Uribe, desde ese punto de vista , reúne todas las características del típico caudillo latinoamericano: entra dentro de la tradición de Trujillo, Stroessner, los Somoza, el venezolano Pérez Jiménez y el mismo Chávez. Es autócrata, desconoce el orden constitucional y las instituciones diseñadas para tramitar la paz acordada como política de estado, y concibe el orden como una prolongación de sí mismo.

Su propuesta de amnistía general en esta segunda versión que además pisotea las instituciones, es pues, en primer lugar, una amnistía a sí mismo: la expresión máxima del dictador. Uribe ha petardeado sistemáticamente a las Cortes y al sistema judicial: sus seguidores en la administración han desconocido reiteradamente el espíritu de la Constitución.
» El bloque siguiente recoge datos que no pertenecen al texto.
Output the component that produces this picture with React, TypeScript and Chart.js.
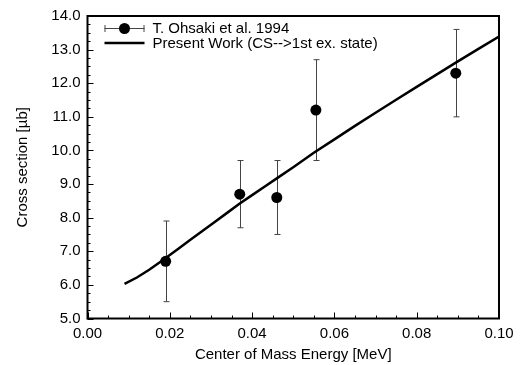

Y ahora se saca de la manga su viejo recurso de la teoría conspirativa, que tantas veces ha usado: sólo que esta vez resulta muy poco creíble especular que Santos y todos los demás testigos en el caso de los falsos positivos se autoincriminen sólo para inculparlo a él como responsable en calidad de exjefe de Estado.

En ese sentido, el juicio de Ricardo Silva Romero de “ni siquiera de viejo Uribe ha sido un hombre de Estado sino un defensor de sí mismo” se queda corto. Uribe es un simple finquero, un administrador de tierras como lo fueron los encomenderos de la Colonia y los hacendados caucanos del siglo XIX, que todavía anhelan el poder para segregar el país como si fuera Sudáfrica. Y eso no es ninguna sorpresa: está en la línea de lo que el olvidado sociólogo Fernando Guillén Martínez dibujó en su voluminoso estudio “El poder político en Colombia”, de los años 70, donde dice que somos una extensión del medioevo en la medida en que el país aún se maneja en una estructura hacendaria, derivada de la España anterior al Renacimiento, que fue la que nos conquistó.

Le faltó agregar (no podía saberlo, Guillén Martínez murió antes de verlo) que esa vetusta estructura iba a ser completamente repotenciada, transformada y redefinida por el narcotráfico.